WHAT YOU WILL DO: Pull out the lines running from the one with "Rebuild this chart as a Python" to the one with "return CX +", inclusive, word for word. Drop any picture.

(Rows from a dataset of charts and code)
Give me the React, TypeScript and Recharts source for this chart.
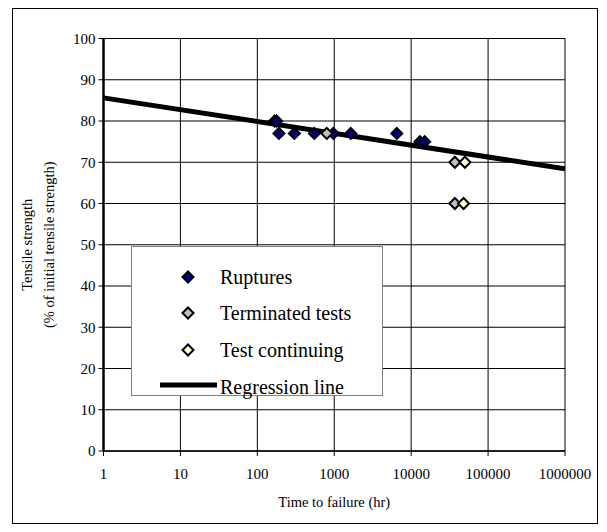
import { ScatterChart, Scatter, XAxis, YAxis, CartesianGrid, Legend } from 'recharts';

const serif = '"Liberation Serif", "Times New Roman", serif';

const xTicks = [1, 10, 100, 1000, 10000, 100000, 1000000];
const yTicks = [0, 10, 20, 30, 40, 50, 60, 70, 80, 90, 100];

// hours to failure vs % of initial tensile strength
const ruptures = [
  { x: 168, y: 80 },
  { x: 178, y: 80 },
  { x: 191, y: 77 },
  { x: 303, y: 77 },
  { x: 551, y: 77 },
  { x: 973, y: 77 },
  { x: 1640, y: 77 },
  { x: 6500, y: 77 },
  { x: 13000, y: 75 },
  { x: 15000, y: 75 },
];
const terminated = [
  { x: 800, y: 77 },
  { x: 37000, y: 70 },
  { x: 37000, y: 60 },
];
const continuing = [
  { x: 50000, y: 70 },
  { x: 48000, y: 60 },
];
const regression = [
  { x: 1, y: 85.6 },
  { x: 1000000, y: 68.4 },
];

const legendItems = [
  { label: 'Ruptures', fill: '#000080', line: false },
  { label: 'Terminated tests', fill: '#c0c0c0', line: false },
  { label: 'Test continuing', fill: '#ffffcc', line: false },
  { label: 'Regression line', fill: '#000', line: true },
];

function Diamond({ cx, cy, fill }: { cx: number; cy: number; fill: string }) {
  const r = 5.5;
  return (
    <polygon
      points={`${cx},${cy - r} ${cx + r},${cy} ${cx},${cy + r} ${cx - r},${cy}`}
      fill={fill}
      stroke="#000"
      strokeWidth={2}
    />
  );
}

function marker(fill: string) {
  return (p: any) => <Diamond cx={p.cx} cy={p.cy} fill={fill} />;
}

function LegendBox() {
  const rows = [30, 66, 103, 140];
  return (
    <div
      style={{
        position: 'relative',
        width: 252,
        height: 150,
        boxSizing: 'border-box',
        border: '1px solid #808080',
        background: '#fff',
        fontFamily: serif,
        fontSize: 20,
        color: '#000',
      }}
    >
      {legendItems.map((it, i) => (
        <div key={it.label} style={{ position: 'absolute', left: 0, top: rows[i] - 15, height: 30, width: 250 }}>
          <svg width={90} height={30} style={{ position: 'absolute', left: 0, top: 0 }}>
            {it.line ? (
              <line x1={28} y1={13} x2={85} y2={13} stroke="#000" strokeWidth={5} />
            ) : (
              <Diamond cx={56} cy={15} fill={it.fill} />
            )}
          </svg>
          <span style={{ position: 'absolute', left: 88, top: 0, lineHeight: '30px', whiteSpace: 'nowrap' }}>
            {it.label}
          </span>
        </div>
      ))}
    </div>
  );
}

function YTitle(props: any) {
  const { x, y, width, height } = props.viewBox;
  const cy = y + height / 2;
  const right = x + width;
  const x1 = right - 76.5;
  const x2 = right - 54.5;
  return (
    <g fontFamily={serif} fontSize={14.5} fill="#000">
      <text x={x1} y={cy} textAnchor="middle" dominantBaseline="central" transform={`rotate(-90, ${x1}, ${cy})`}>
        Tensile strength
      </text>
      <text x={x2} y={cy} textAnchor="middle" dominantBaseline="central" transform={`rotate(-90, ${x2}, ${cy})`}>
        (% of initial tensile strength)
      </text>
    </g>
  );
}

export default function App() {
  const tick = { fill: '#000', fontSize: 15, fontFamily: serif };
  return (
    <div style={{ position: 'absolute', left: 0, top: 0, width: 607, height: 532, background: '#fff' }}>
      <ScatterChart
        width={607}
        height={532}
        margin={{ top: 38.5, right: 42, bottom: 21, left: 43.5 }}
        style={{ fontFamily: serif }}
      >
        <CartesianGrid stroke="#000" strokeWidth={1} />
        <XAxis
          type="number"
          dataKey="x"
          scale="log"
          domain={[1, 1000000]}
          ticks={xTicks}
          allowDataOverflow
          height={60}
          tick={tick}
          tickSize={5}
          tickMargin={12}
          axisLine={{ stroke: '#000', strokeWidth: 1.5 }}
          tickLine={{ stroke: '#000' }}
          label={{ value: 'Time to failure (hr)', position: 'insideBottom', offset: 4, fill: '#000', fontSize: 14.5, fontFamily: serif }}
        />
        <YAxis
          type="number"
          dataKey="y"
          domain={[0, 100]}
          ticks={yTicks}
          width={60}
          tick={tick}
          tickSize={5}
          tickMargin={3}
          axisLine={{ stroke: '#000', strokeWidth: 2.5 }}
          tickLine={{ stroke: '#000' }}
          label={<YTitle />}
        />
        <Scatter
          name="Regression line"
          data={regression}
          fill="#000"
          line={{ stroke: '#000', strokeWidth: 5 }}
          shape={() => <g />}
          isAnimationActive={false}
        />
        <Scatter name="Ruptures" data={ruptures} fill="#000080" shape={marker('#000080')} isAnimationActive={false} />
        <Scatter name="Terminated tests" data={terminated} fill="#c0c0c0" shape={marker('#c0c0c0')} isAnimationActive={false} />
        <Scatter name="Test continuing" data={continuing} fill="#ffffcc" shape={marker('#ffffcc')} isAnimationActive={false} />
        <Legend
          layout="horizontal"
          verticalAlign="middle"
          align="center"
          content={<LegendBox />}
          wrapperStyle={{ left: 131, top: 246, width: 252, height: 150 }}
        />
      </ScatterChart>
      <div
        style={{
          position: 'absolute',
          left: 12,
          top: 8,
          width: 586,
          height: 516,
          boxSizing: 'border-box',
          border: '1px solid #000',
          pointerEvents: 'none',
        }}
      />
    </div>
  );
}
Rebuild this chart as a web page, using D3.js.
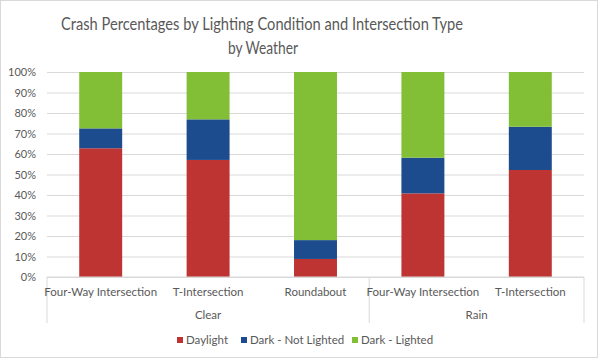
<!DOCTYPE html>
<html>
<head>
<meta charset="utf-8">
<script src="https://cdn.jsdelivr.net/npm/d3@7"></script>
<style>
  body { margin: 0; background: #fff; }
  text { font-family: Lato, "Open Sans", sans-serif; fill: #595959; }
</style>
</head>
<body>
<div id="chart"></div>
<script>
// data
const weather = ['Clear', 'Clear', 'Clear', 'Rain', 'Rain']
const intersections = ['Four-Way Intersection', 'T-Intersection', 'Roundabout', 'Four-Way Intersection', 'T-Intersection']
const daylight = [62.8, 57.1, 8.8, 40.8, 52.2]
const darkNotLighted = [9.7, 19.8, 9.2, 17.4, 21.1]
const darkLighted = [27.5, 23.1, 82.0, 41.8, 26.7]
const seriesNames = ['Daylight', 'Dark - Not Lighted', 'Dark - Lighted']
const colors = ['#BE3433', '#1D4C8E', '#82BE36']
const yTicks = [0, 10, 20, 30, 40, 50, 60, 70, 80, 90, 100]

const width = 600, height = 360
const margin = ({top: 72, right: 16, bottom: 77, left: 47})

const rows = intersections.map((d, i) => ({
  key: i, name: d, weather: weather[i],
  'Daylight': daylight[i], 'Dark - Not Lighted': darkNotLighted[i], 'Dark - Lighted': darkLighted[i]
}))
const stacked = d3.stack().keys(seriesNames)(rows)

const svg = d3.select('#chart').append('svg')
  .attr('width', width)
  .attr('height', height)

// border
svg.append('rect')
  .attr('x', 0.5).attr('y', 0.5)
  .attr('width', width - 3).attr('height', height - 3)
  .attr('fill', '#fff')
  .attr('stroke', '#d9d9d9')

// title
const title = svg.append('text')
  .attr('text-anchor', 'middle')
  .attr('font-size', 16.5)
title.append('tspan').attr('x', 262).attr('y', 30)
  .attr('textLength', 402).attr('lengthAdjust', 'spacingAndGlyphs')
  .text('Crash Percentages by Lighting Condition and Intersection Type')
title.append('tspan').attr('x', 263).attr('y', 54)
  .attr('textLength', 70).attr('lengthAdjust', 'spacingAndGlyphs')
  .text('by Weather')

const x = d3.scaleBand()
  .domain(rows.map(d => d.key))
  .range([margin.left, width - margin.right])
  .paddingInner(0.6)
  .paddingOuter(0.3)

const y = d3.scaleLinear()
  .domain([0, 100])
  .range([height - margin.bottom - 6, margin.top])

const plotBottom = y(0)

// y axis with gridlines
svg.append('g')
  .attr('transform', `translate(${margin.left},0)`)
  .call(d3.axisLeft(y).tickValues(yTicks).tickFormat(d => d + '%')
    .tickSize(-(width - margin.left - margin.right)).tickPadding(11))
  .call(g => g.select('.domain').remove())
  .call(g => g.selectAll('.tick line').attr('stroke', '#d9d9d9'))
  .call(g => g.selectAll('.tick text').attr('font-size', 11).attr('fill', '#595959')
    .style('font-family', 'Lato, sans-serif'))

// bars
svg.append('g')
  .selectAll('g')
  .data(stacked)
  .join('g')
  .attr('fill', (d, i) => colors[i])
  .selectAll('rect')
  .data(d => d)
  .join('rect')
  .attr('x', d => x(d.data.key))
  .attr('y', d => y(d[1]))
  .attr('width', x.bandwidth())
  .attr('height', d => y(d[0]) - y(d[1]))

// x axis (two-level)
const xa = svg.append('g').attr('stroke', '#d9d9d9')
xa.append('line')
  .attr('x1', margin.left).attr('x2', width - margin.right)
  .attr('y1', plotBottom).attr('y2', plotBottom)

const step = x.step()
const catX = k => x(k) + x.bandwidth() / 2
const groups = d3.groups(rows, d => d.weather)
const sepY2 = plotBottom + 46
let bounds = [margin.left]
groups.forEach(([w, items]) => {
  const last = items[items.length - 1].key
  bounds.push(catX(last) + step / 2)
})
bounds.forEach(b => {
  xa.append('line')
    .attr('x1', b).attr('x2', b)
    .attr('y1', plotBottom).attr('y2', sepY2)
})

svg.append('g')
  .selectAll('text')
  .data(rows)
  .join('text')
  .attr('x', d => catX(d.key))
  .attr('y', plotBottom + 19)
  .attr('text-anchor', 'middle')
  .attr('font-size', 11.5)
  .text(d => d.name)

svg.append('g')
  .selectAll('text')
  .data(groups)
  .join('text')
  .attr('x', (d, i) => (bounds[i] + bounds[i + 1]) / 2)
  .attr('y', plotBottom + 42)
  .attr('text-anchor', 'middle')
  .attr('font-size', 11.5)
  .text(d => d[0])

// legend
const legend = svg.append('g').attr('transform', `translate(0,${height - 20})`)
const legendX = [177, 241, 352]
seriesNames.forEach((s, i) => {
  legend.append('rect')
    .attr('x', legendX[i]).attr('y', -3)
    .attr('width', 6).attr('height', 6)
    .attr('fill', colors[i])
  legend.append('text')
    .attr('x', legendX[i] + 9).attr('y', 4)
    .attr('font-size', 11.5)
    .text(s)
})
</script>
</body>
</html>
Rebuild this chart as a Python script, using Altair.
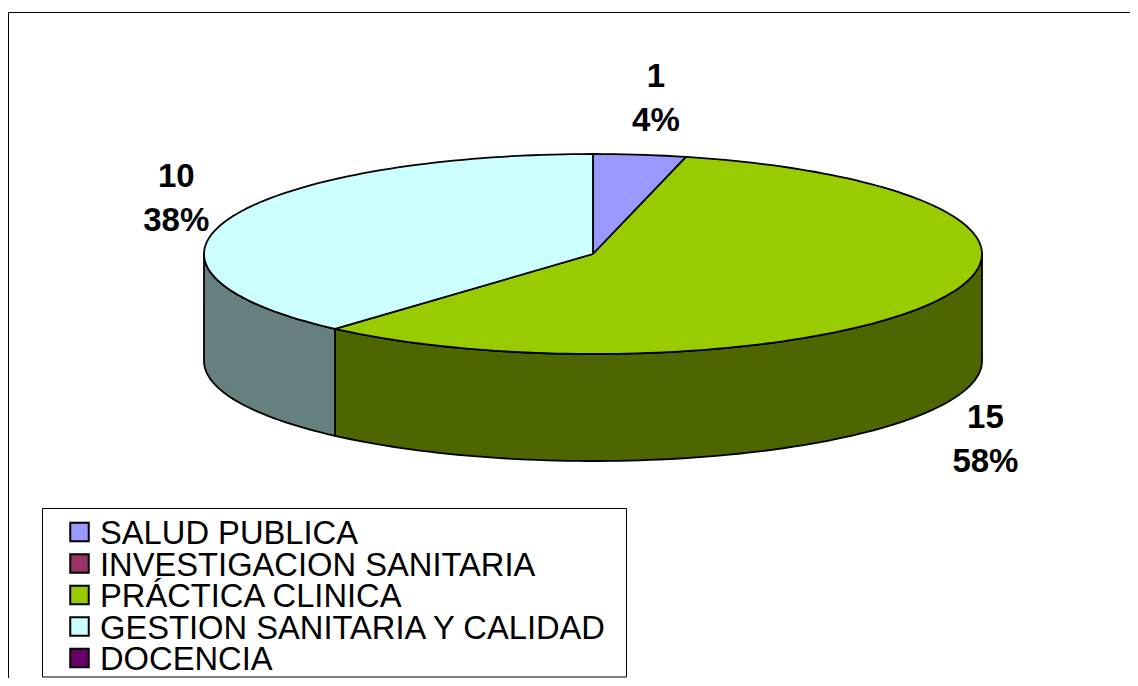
import math
import altair as alt
import pandas as pd

categories = ["SALUD PUBLICA", "INVESTIGACION SANITARIA", "PRÁCTICA CLINICA",
              "GESTION SANITARIA Y CALIDAD", "DOCENCIA"]
values = [1, 0, 15, 10, 0]
top_colors = ["#9999FF", "#993366", "#99CC00", "#CCFFFF", "#660066"]
side_colors = ["#4D4D80", "#4D1A33", "#4D6600", "#668080", "#330033"]

# pie geometry, in page pixels (the scales below map page pixels onto the canvas)
CX, CY, RX, RY, DEPTH = 593, 254, 389, 100, 107
LABEL_NUDGE = {0: (16, -56), 2: (48, 140), 3: (-53, -20)}
LINE_GAP = 44
LEGEND_X, LEGEND_Y, LEGEND_STEP, LEGEND_TEXT_X = 79.5, 532, 31.5, 100
W, H = 1122, 670

total = sum(values)
def pt(deg, drop=0):
    r = math.radians(deg)
    return CX + RX * math.sin(r), CY - RY * math.cos(r) + drop

top_rows, side_rows, label_rows = [], [], []
start = 0.0
for cat, v, i in zip(categories, values, range(len(values))):
    end = start + 360.0 * v / total
    if v > 0:
        n = max(2, int((end - start) / 1.5))
        arc = [start + (end - start) * k / n for k in range(n + 1)]
        poly = [(CX, CY)] + [pt(a) for a in arc] + [(CX, CY)]
        for k, (x, y) in enumerate(poly):
            top_rows.append(dict(cat=cat, x=x, y=y, k=k))
        a0, a1 = max(start, 90.0), min(end, 270.0)
        if a1 > a0:
            m = max(2, int((a1 - a0) / 1.5))
            front = [a0 + (a1 - a0) * k / m for k in range(m + 1)]
            wall = [pt(a) for a in front] + [pt(a, DEPTH) for a in reversed(front)]
            wall.append(wall[0])
            for k, (x, y) in enumerate(wall):
                side_rows.append(dict(cat=cat, x=x, y=y, k=k))
        mx, my = pt((start + end) / 2)
        nx, ny = LABEL_NUDGE[i]
        label_rows.append(dict(x=mx + nx, y=my + ny - LINE_GAP / 2, t=str(v)))
        label_rows.append(dict(x=mx + nx, y=my + ny + LINE_GAP / 2, t=f"{round(100 * v / total)}%"))
    start = end

legend_rows = [dict(cat=c, x=LEGEND_X, tx=LEGEND_TEXT_X, y=LEGEND_Y + LEGEND_STEP * i)
               for i, c in enumerate(categories)]

xs = alt.Scale(domain=[8, 8 + W], range=[0, W], nice=False, zero=False)
ys = alt.Scale(domain=[8, 8 + H], range=[0, H], nice=False, zero=False)
X = alt.X("x:Q", scale=xs, axis=None)
Y = alt.Y("y:Q", scale=ys, axis=None)
top_fill = alt.Fill("cat:N", scale=alt.Scale(domain=categories, range=top_colors), legend=None)
side_fill = alt.Fill("cat:N", scale=alt.Scale(domain=categories, range=side_colors), legend=None)

frame = pd.DataFrame([dict(x=8.5, y=12.5, x2=8 + W, y2=12.5),
                      dict(x=8.5, y=12.5, x2=8.5, y2=8 + H)])
frame_layer = alt.Chart(frame).mark_rule(color="#000000", strokeWidth=1).encode(
    x=X, y=Y, x2="x2:Q", y2="y2:Q")

box = pd.DataFrame([dict(x=42.5, y=508.5, x2=626.5, y2=677)])
box_layer = alt.Chart(box).mark_rect(filled=False, stroke="#000000", strokeWidth=1).encode(
    x=X, y=Y, x2="x2:Q", y2="y2:Q")

sides = alt.Chart(pd.DataFrame(side_rows)).mark_line(
    stroke="#000000", strokeWidth=1.8, strokeJoin="round").encode(
    x=X, y=Y, order="k:Q", fill=side_fill, detail="cat:N")

tops = alt.Chart(pd.DataFrame(top_rows)).mark_line(
    stroke="#000000", strokeWidth=1.8, strokeJoin="round").encode(
    x=X, y=Y, order="k:Q", fill=top_fill, detail="cat:N")

labels = alt.Chart(pd.DataFrame(label_rows)).mark_text(
    font="Liberation Sans", fontSize=33, fontWeight="bold", color="#000000",
    align="center", baseline="middle").encode(x=X, y=Y, text="t:N")

legend_df = pd.DataFrame(legend_rows)
swatches = alt.Chart(legend_df).mark_square(
    size=342, opacity=1, filled=True, stroke="#000000", strokeWidth=2).encode(
    x=X, y=Y, fill=top_fill)
legend_text = alt.Chart(legend_df).mark_text(
    font="Liberation Sans", fontSize=32.7, color="#000000", align="left",
    baseline="middle", dy=2).encode(
    x=alt.X("tx:Q", scale=xs, axis=None), y=Y, text="cat:N")

chart = alt.layer(frame_layer, box_layer, sides, tops, labels, swatches, legend_text
                  ).resolve_scale(fill="independent").properties(
    width=W, height=H, padding=0, background="#FFFFFF",
    autosize=alt.AutoSizeParams(type="none")
).configure_view(stroke=None)

chart.save("out.html", embed_options={"renderer": "svg", "actions": False})
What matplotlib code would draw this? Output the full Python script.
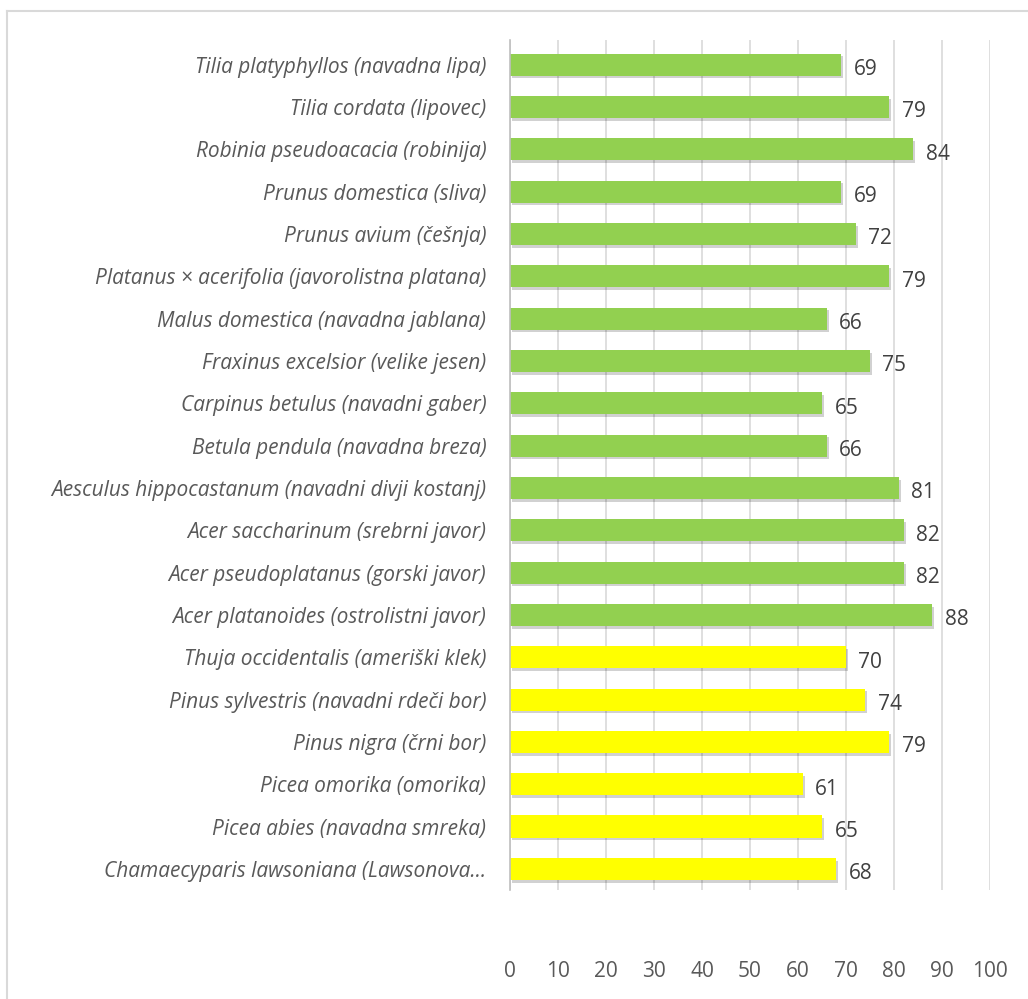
import matplotlib.pyplot as plt
import matplotlib.patheffects as pe
from matplotlib.lines import Line2D

# Tree species (top to bottom) and their scores
species = [
    "Tilia platyphyllos (navadna lipa)",
    "Tilia cordata (lipovec)",
    "Robinia pseudoacacia (robinija)",
    "Prunus domestica (sliva)",
    "Prunus avium (češnja)",
    "Platanus × acerifolia (javorolistna platana)",
    "Malus domestica (navadna jablana)",
    "Fraxinus excelsior (velike jesen)",
    "Carpinus betulus (navadni gaber)",
    "Betula pendula (navadna breza)",
    "Aesculus hippocastanum (navadni divji kostanj)",
    "Acer saccharinum (srebrni javor)",
    "Acer pseudoplatanus (gorski javor)",
    "Acer platanoides (ostrolistni javor)",
    "Thuja occidentalis (ameriški klek)",
    "Pinus sylvestris (navadni rdeči bor)",
    "Pinus nigra (črni bor)",
    "Picea omorika (omorika)",
    "Picea abies (navadna smreka)",
    "Chamaecyparis lawsoniana (Lawsonova...",
]
scores = [69, 79, 84, 69, 72, 79, 66, 75, 65, 66, 81, 82, 82, 88,
          70, 74, 79, 61, 65, 68]
conifer = [False] * 14 + [True] * 6

green = "#92D050"
yellow = "#FFFF00"
grid_c = "#D9D9D9"
text_c = "#595959"

plt.rcParams['font.family'] = ['Open Sans', 'DejaVu Sans']

fig = plt.figure(figsize=(10.28, 9.99), dpi=100)
ax = fig.add_axes([510 / 1028, 1 - 890 / 999, 480 / 1028, 850 / 999])

n = len(species)
ypos = list(range(n))[::-1]
colors = [yellow if c else green for c in conifer]

bars = ax.barh(ypos, scores, height=0.52, color=colors, zorder=3)
for b in bars:
    b.set_path_effects([pe.SimplePatchShadow(offset=(1.5, -2), shadow_rgbFace="#000000",
                                             alpha=0.18),
                        pe.Normal()])

for y, v in zip(ypos, scores):
    ax.text(v + 2.6, y - 0.12, str(v), va="center", ha="left",
            fontsize=15, color="#404040")

ax.set_xlim(0, 100)
ax.set_ylim(-0.5, n - 0.42)
ax.set_xticks(range(0, 101, 10))
ax.set_yticks(ypos)
ax.set_yticklabels(species, fontstyle="italic", fontsize=15, color=text_c)
ax.tick_params(axis="x", length=0, pad=51, labelsize=15, labelcolor=text_c)
ax.tick_params(axis="y", length=0, pad=17)

ax.grid(axis="x", color=grid_c, linewidth=1.2, zorder=0)
for s in ["top", "right", "bottom"]:
    ax.spines[s].set_visible(False)
ax.spines["left"].set_color("#BFBFBF")
ax.spines["left"].set_linewidth(1.2)
ax.spines["left"].set_zorder(4)

# chart border
fig.add_artist(Line2D([7 / 1028, 1.0], [1 - 11 / 999, 1 - 11 / 999],
                      transform=fig.transFigure, color=grid_c, linewidth=1.5))
fig.add_artist(Line2D([7 / 1028, 7 / 1028], [0.0, 1 - 11 / 999],
                      transform=fig.transFigure, color=grid_c, linewidth=1.5))

fig.savefig("out.png", dpi=100, facecolor="white")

FINISHED TASK:
Rebuild this chart as a Python script, using Altair.
import math
import altair as alt
import pandas as pd

categories = ["SALUD PUBLICA", "INVESTIGACION SANITARIA", "PRÁCTICA CLINICA",
              "GESTION SANITARIA Y CALIDAD", "DOCENCIA"]
values = [1, 0, 15, 10, 0]
top_colors = ["#9999FF", "#993366", "#99CC00", "#CCFFFF", "#660066"]
side_colors = ["#4D4D80", "#4D1A33", "#4D6600", "#668080", "#330033"]

# pie geometry, in page pixels (the scales below map page pixels onto the canvas)
CX, CY, RX, RY, DEPTH = 593, 254, 389, 100, 107
LABEL_NUDGE = {0: (16, -56), 2: (48, 140), 3: (-53, -20)}
LINE_GAP = 44
LEGEND_X, LEGEND_Y, LEGEND_STEP, LEGEND_TEXT_X = 79.5, 532, 31.5, 100
W, H = 1122, 670

total = sum(values)
def pt(deg, drop=0):
    r = math.radians(deg)
    return CX + RX * math.sin(r), CY - RY * math.cos(r) + drop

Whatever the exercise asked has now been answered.